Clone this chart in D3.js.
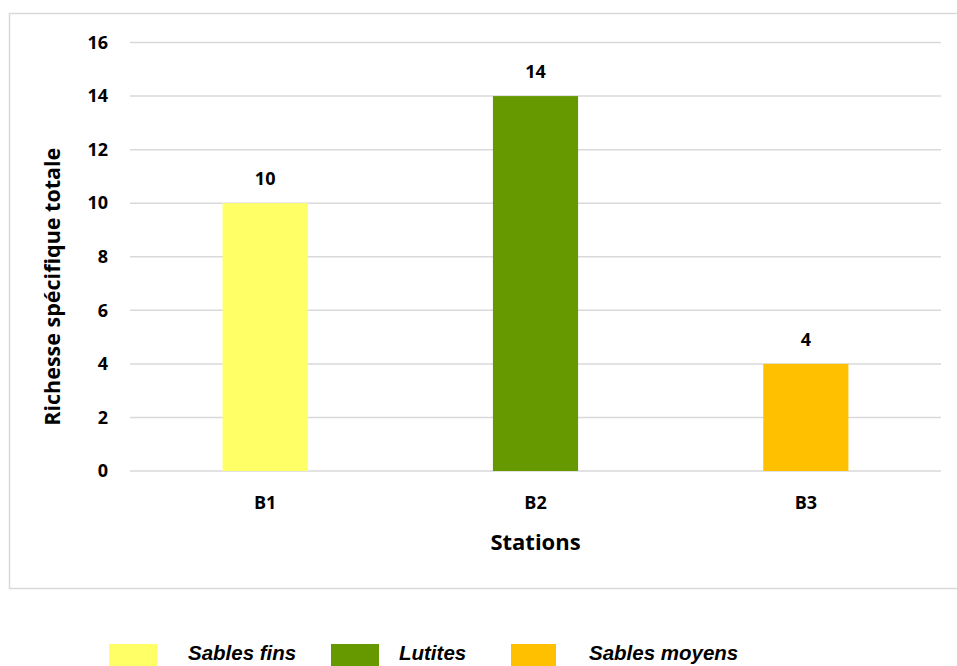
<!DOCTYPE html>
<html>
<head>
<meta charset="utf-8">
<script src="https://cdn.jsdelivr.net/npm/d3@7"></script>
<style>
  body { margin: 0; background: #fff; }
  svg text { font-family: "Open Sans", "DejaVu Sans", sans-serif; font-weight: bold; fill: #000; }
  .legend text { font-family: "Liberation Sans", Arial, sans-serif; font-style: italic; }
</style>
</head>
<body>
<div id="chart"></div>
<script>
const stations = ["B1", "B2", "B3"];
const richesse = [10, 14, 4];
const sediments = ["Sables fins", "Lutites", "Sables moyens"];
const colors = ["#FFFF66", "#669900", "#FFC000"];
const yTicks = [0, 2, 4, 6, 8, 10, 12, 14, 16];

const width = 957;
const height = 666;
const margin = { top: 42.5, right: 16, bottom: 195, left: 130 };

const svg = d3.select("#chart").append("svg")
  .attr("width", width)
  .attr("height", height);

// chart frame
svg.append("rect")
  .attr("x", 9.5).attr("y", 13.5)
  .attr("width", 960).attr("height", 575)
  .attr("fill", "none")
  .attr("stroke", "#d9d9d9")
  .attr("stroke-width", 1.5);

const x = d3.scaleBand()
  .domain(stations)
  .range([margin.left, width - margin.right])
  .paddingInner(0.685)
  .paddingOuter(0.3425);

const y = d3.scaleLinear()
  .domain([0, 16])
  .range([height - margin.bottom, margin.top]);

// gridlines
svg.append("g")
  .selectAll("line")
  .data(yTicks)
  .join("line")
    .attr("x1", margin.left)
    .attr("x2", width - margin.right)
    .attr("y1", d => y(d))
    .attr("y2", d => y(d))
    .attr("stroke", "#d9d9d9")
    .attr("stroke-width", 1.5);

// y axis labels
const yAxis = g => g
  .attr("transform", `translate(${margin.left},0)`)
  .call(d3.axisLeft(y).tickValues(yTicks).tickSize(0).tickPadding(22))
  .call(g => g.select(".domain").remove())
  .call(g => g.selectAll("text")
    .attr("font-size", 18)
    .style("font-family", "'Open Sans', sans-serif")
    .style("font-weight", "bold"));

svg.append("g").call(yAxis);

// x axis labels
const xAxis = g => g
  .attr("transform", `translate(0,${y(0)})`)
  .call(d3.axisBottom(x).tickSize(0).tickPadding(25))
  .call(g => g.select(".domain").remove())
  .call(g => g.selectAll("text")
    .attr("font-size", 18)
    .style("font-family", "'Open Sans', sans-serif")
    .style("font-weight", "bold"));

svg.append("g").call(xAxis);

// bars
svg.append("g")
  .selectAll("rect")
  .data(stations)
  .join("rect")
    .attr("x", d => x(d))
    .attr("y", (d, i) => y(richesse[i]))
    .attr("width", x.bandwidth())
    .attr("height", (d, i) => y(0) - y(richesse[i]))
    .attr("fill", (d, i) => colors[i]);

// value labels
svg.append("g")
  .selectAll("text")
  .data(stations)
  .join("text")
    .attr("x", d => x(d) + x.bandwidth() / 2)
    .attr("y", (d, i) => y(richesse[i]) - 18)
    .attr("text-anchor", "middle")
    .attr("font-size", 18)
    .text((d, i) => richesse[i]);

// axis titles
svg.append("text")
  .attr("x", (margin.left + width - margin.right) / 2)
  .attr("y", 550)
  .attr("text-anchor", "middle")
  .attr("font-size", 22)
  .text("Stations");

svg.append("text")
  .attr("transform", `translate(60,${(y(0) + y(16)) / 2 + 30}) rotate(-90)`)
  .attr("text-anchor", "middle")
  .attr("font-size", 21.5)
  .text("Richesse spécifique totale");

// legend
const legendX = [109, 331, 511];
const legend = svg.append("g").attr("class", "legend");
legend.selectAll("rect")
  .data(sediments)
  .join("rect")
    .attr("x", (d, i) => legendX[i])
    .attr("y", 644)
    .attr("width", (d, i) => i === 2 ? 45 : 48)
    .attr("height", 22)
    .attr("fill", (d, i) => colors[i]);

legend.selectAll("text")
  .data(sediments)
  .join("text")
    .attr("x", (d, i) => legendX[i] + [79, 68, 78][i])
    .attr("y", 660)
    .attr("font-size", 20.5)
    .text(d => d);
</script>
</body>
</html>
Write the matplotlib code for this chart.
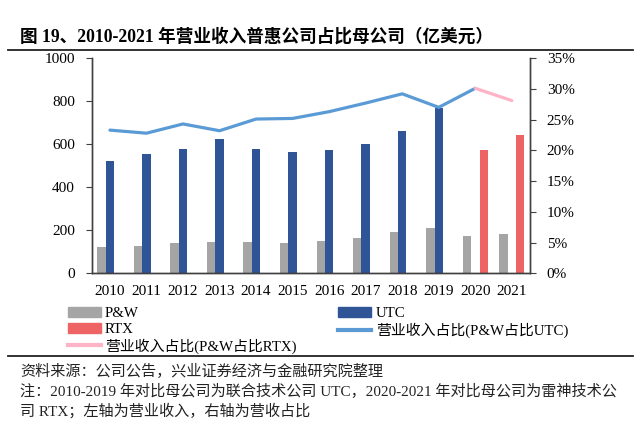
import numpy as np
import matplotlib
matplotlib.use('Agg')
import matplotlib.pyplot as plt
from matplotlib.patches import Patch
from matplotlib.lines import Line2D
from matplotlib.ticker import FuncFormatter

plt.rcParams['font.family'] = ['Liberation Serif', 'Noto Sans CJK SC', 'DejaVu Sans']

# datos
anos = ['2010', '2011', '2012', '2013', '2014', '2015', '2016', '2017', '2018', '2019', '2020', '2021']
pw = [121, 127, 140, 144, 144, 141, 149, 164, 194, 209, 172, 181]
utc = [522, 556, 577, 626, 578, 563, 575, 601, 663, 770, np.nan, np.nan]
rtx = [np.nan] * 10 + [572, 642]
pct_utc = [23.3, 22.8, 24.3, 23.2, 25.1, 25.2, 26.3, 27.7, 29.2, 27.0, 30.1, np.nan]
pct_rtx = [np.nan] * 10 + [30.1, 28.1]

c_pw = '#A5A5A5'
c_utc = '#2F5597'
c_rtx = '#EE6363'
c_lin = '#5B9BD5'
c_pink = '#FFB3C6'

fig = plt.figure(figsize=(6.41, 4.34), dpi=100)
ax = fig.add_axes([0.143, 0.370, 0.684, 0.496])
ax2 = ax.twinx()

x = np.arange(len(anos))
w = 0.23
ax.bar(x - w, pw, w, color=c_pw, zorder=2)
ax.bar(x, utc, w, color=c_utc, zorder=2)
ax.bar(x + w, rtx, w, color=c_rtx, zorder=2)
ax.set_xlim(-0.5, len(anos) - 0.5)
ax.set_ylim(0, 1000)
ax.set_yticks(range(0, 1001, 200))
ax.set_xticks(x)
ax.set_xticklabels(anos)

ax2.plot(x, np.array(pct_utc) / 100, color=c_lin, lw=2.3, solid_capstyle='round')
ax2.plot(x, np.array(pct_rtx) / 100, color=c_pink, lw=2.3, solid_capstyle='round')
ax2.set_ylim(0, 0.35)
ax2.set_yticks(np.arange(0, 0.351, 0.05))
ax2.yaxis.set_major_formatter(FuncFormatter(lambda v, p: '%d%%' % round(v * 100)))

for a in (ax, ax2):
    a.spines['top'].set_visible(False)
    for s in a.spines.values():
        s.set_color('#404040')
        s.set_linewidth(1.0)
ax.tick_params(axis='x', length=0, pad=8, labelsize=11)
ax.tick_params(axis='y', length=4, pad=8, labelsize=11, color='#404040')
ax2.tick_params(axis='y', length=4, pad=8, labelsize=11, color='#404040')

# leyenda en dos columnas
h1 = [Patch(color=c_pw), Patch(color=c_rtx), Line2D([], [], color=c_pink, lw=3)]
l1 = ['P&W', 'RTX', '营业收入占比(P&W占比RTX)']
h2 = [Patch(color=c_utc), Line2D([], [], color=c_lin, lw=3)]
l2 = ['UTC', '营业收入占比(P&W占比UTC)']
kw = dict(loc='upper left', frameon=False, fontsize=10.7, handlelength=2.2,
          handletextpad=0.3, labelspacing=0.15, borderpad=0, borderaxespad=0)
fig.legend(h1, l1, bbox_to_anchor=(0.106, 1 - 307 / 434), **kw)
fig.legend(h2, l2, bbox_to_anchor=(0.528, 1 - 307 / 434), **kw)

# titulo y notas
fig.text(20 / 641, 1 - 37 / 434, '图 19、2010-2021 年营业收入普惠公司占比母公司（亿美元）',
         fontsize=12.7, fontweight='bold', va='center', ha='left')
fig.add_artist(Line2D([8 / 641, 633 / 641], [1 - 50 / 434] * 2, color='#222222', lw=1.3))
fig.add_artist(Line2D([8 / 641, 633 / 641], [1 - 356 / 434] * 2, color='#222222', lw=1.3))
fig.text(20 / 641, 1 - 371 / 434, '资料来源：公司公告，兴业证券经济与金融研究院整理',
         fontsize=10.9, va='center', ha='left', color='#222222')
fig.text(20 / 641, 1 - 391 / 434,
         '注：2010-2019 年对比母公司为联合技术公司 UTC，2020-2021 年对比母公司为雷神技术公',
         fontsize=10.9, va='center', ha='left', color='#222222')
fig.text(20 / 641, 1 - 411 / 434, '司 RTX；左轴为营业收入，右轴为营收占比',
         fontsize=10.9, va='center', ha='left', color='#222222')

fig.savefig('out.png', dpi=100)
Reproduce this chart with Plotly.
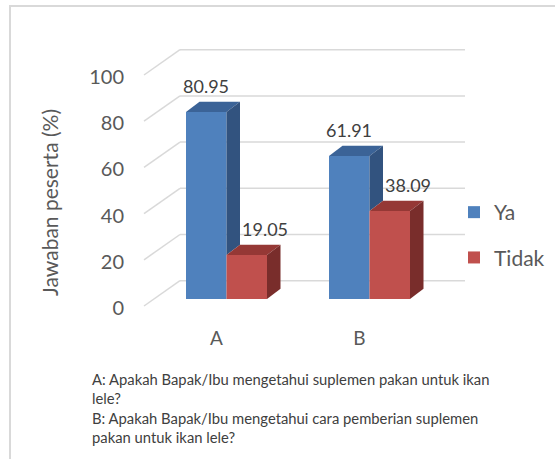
§ §
- [TASK STATEMENT]: From the first line above down to the line with "- margin.bottom, margin.top]);", reproduce every line and no others, omitting pictures.

- [FINAL ANSWER]:
Clone this chart in D3.js.
<!DOCTYPE html>
<html>
<head>
<meta charset="utf-8">
<script src="https://cdn.jsdelivr.net/npm/d3@7"></script>
<style>
  body { margin: 0; background: #fff; }
  svg text { font-family: "Open Sans", "DejaVu Sans", sans-serif; font-weight: bold; fill: #000; }
  .legend text { font-family: "Liberation Sans", Arial, sans-serif; font-style: italic; }
</style>
</head>
<body>
<div id="chart"></div>
<script>
const stations = ["B1", "B2", "B3"];
const richesse = [10, 14, 4];
const sediments = ["Sables fins", "Lutites", "Sables moyens"];
const colors = ["#FFFF66", "#669900", "#FFC000"];
const yTicks = [0, 2, 4, 6, 8, 10, 12, 14, 16];

const width = 957;
const height = 666;
const margin = { top: 42.5, right: 16, bottom: 195, left: 130 };

const svg = d3.select("#chart").append("svg")
  .attr("width", width)
  .attr("height", height);

// chart frame
svg.append("rect")
  .attr("x", 9.5).attr("y", 13.5)
  .attr("width", 960).attr("height", 575)
  .attr("fill", "none")
  .attr("stroke", "#d9d9d9")
  .attr("stroke-width", 1.5);

const x = d3.scaleBand()
  .domain(stations)
  .range([margin.left, width - margin.right])
  .paddingInner(0.685)
  .paddingOuter(0.3425);

const y = d3.scaleLinear()
  .domain([0, 16])
  .range([height - margin.bottom, margin.top]);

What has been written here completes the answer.